▸ **Exercise goal**: Copy all lines below exactly as written. Leave pictures out.

▸ **Available data**:
Begin

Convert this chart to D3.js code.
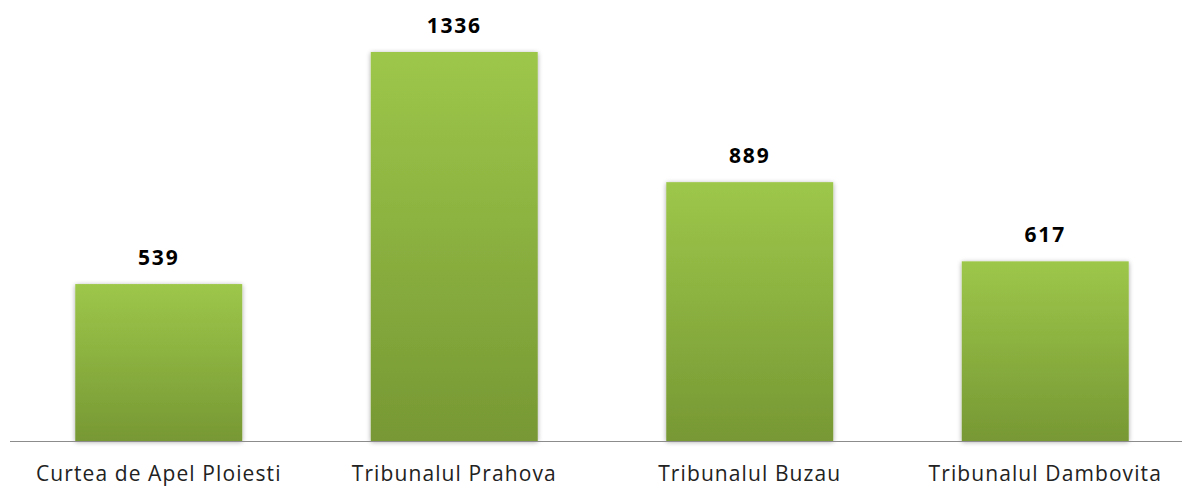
<!DOCTYPE html>
<html>
<head>
<meta charset="utf-8">
<script src="https://cdn.jsdelivr.net/npm/d3@7"></script>
<style>
  html, body { margin: 0; padding: 0; background: #fff; }
  svg { display: block; }
</style>
</head>
<body>
<svg id="chart" width="1182" height="488"></svg>
<script>
const categories = ["Curtea de Apel Ploiesti", "Tribunalul Prahova", "Tribunalul Buzau", "Tribunalul Dambovita"];
const values = [539, 1336, 889, 617];

const svg = d3.select("#chart");
const W = 1182, H = 488;
const baseY = 441;

const x = d3.scaleBand().domain(categories).range([11, 1193]).paddingInner(0.435).paddingOuter(0.2175);
const y = d3.scaleLinear().domain([0, 1336]).range([baseY, 52]);

const defs = svg.append("defs");
const grad = defs.append("linearGradient").attr("id", "g").attr("x1", 0).attr("y1", 0).attr("x2", 0).attr("y2", 1);
grad.append("stop").attr("offset", "0%").attr("stop-color", "#9dc74a");
grad.append("stop").attr("offset", "100%").attr("stop-color", "#779834");

const f = defs.append("filter").attr("id", "sh").attr("x", "-10%").attr("y", "-10%").attr("width", "120%").attr("height", "120%");
f.append("feGaussianBlur").attr("in", "SourceAlpha").attr("stdDeviation", 2.5).attr("result", "b");
f.append("feOffset").attr("in", "b").attr("dx", 0).attr("dy", 1).attr("result", "o");
f.append("feComponentTransfer").attr("in", "o").attr("result", "t")
  .append("feFuncA").attr("type", "linear").attr("slope", 0.35);
const m = f.append("feMerge");
m.append("feMergeNode").attr("in", "t");
m.append("feMergeNode").attr("in", "SourceGraphic");

svg.selectAll("rect.bar").data(values).join("rect")
  .attr("class", "bar")
  .attr("x", (d, i) => x(categories[i]))
  .attr("width", x.bandwidth())
  .attr("y", d => y(d))
  .attr("height", d => baseY - y(d))
  .attr("fill", "url(#g)")
  .attr("filter", "url(#sh)");

svg.append("line")
  .attr("x1", 10).attr("x2", W).attr("y1", baseY + 0.5).attr("y2", baseY + 0.5)
  .attr("stroke", "#8c8c8c").attr("stroke-width", 1.2);

svg.selectAll("text.val").data(values).join("text")
  .attr("class", "val")
  .attr("x", (d, i) => x(categories[i]) + x.bandwidth() / 2)
  .attr("y", d => y(d) - 19)
  .attr("text-anchor", "middle")
  .attr("font-family", "'Open Sans', 'Liberation Sans', sans-serif")
  .attr("font-weight", "bold")
  .attr("font-size", 21)
  .attr("letter-spacing", 1.8)
  .attr("fill", "#000")
  .text(d => d);

svg.selectAll("text.cat").data(categories).join("text")
  .attr("class", "cat")
  .attr("x", d => x(d) + x.bandwidth() / 2)
  .attr("y", 481)
  .attr("text-anchor", "middle")
  .attr("font-family", "'Open Sans', 'Liberation Sans', sans-serif")
  .attr("font-size", 21)
  .attr("letter-spacing", 1.1)
  .attr("fill", "#222")
  .text(d => d);
</script>
</body>
</html>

End

▸ **Worked answer**:
Convert this chart to D3.js code.
<!DOCTYPE html>
<html>
<head>
<meta charset="utf-8">
<script src="https://cdn.jsdelivr.net/npm/d3@7"></script>
<style>
  html, body { margin: 0; padding: 0; background: #fff; }
  svg { display: block; }
</style>
</head>
<body>
<svg id="chart" width="1182" height="488"></svg>
<script>
const categories = ["Curtea de Apel Ploiesti", "Tribunalul Prahova", "Tribunalul Buzau", "Tribunalul Dambovita"];
const values = [539, 1336, 889, 617];

const svg = d3.select("#chart");
const W = 1182, H = 488;
const baseY = 441;

const x = d3.scaleBand().domain(categories).range([11, 1193]).paddingInner(0.435).paddingOuter(0.2175);
const y = d3.scaleLinear().domain([0, 1336]).range([baseY, 52]);

const defs = svg.append("defs");
const grad = defs.append("linearGradient").attr("id", "g").attr("x1", 0).attr("y1", 0).attr("x2", 0).attr("y2", 1);
grad.append("stop").attr("offset", "0%").attr("stop-color", "#9dc74a");
grad.append("stop").attr("offset", "100%").attr("stop-color", "#779834");

const f = defs.append("filter").attr("id", "sh").attr("x", "-10%").attr("y", "-10%").attr("width", "120%").attr("height", "120%");
f.append("feGaussianBlur").attr("in", "SourceAlpha").attr("stdDeviation", 2.5).attr("result", "b");
f.append("feOffset").attr("in", "b").attr("dx", 0).attr("dy", 1).attr("result", "o");
f.append("feComponentTransfer").attr("in", "o").attr("result", "t")
  .append("feFuncA").attr("type", "linear").attr("slope", 0.35);
const m = f.append("feMerge");
m.append("feMergeNode").attr("in", "t");
m.append("feMergeNode").attr("in", "SourceGraphic");

svg.selectAll("rect.bar").data(values).join("rect")
  .attr("class", "bar")
  .attr("x", (d, i) => x(categories[i]))
  .attr("width", x.bandwidth())
  .attr("y", d => y(d))
  .attr("height", d => baseY - y(d))
  .attr("fill", "url(#g)")
  .attr("filter", "url(#sh)");

svg.append("line")
  .attr("x1", 10).attr("x2", W).attr("y1", baseY + 0.5).attr("y2", baseY + 0.5)
  .attr("stroke", "#8c8c8c").attr("stroke-width", 1.2);

svg.selectAll("text.val").data(values).join("text")
  .attr("class", "val")
  .attr("x", (d, i) => x(categories[i]) + x.bandwidth() / 2)
  .attr("y", d => y(d) - 19)
  .attr("text-anchor", "middle")
  .attr("font-family", "'Open Sans', 'Liberation Sans', sans-serif")
  .attr("font-weight", "bold")
  .attr("font-size", 21)
  .attr("letter-spacing", 1.8)
  .attr("fill", "#000")
  .text(d => d);

svg.selectAll("text.cat").data(categories).join("text")
  .attr("class", "cat")
  .attr("x", d => x(d) + x.bandwidth() / 2)
  .attr("y", 481)
  .attr("text-anchor", "middle")
  .attr("font-family", "'Open Sans', 'Liberation Sans', sans-serif")
  .attr("font-size", 21)
  .attr("letter-spacing", 1.1)
  .attr("fill", "#222")
  .text(d => d);
</script>
</body>
</html>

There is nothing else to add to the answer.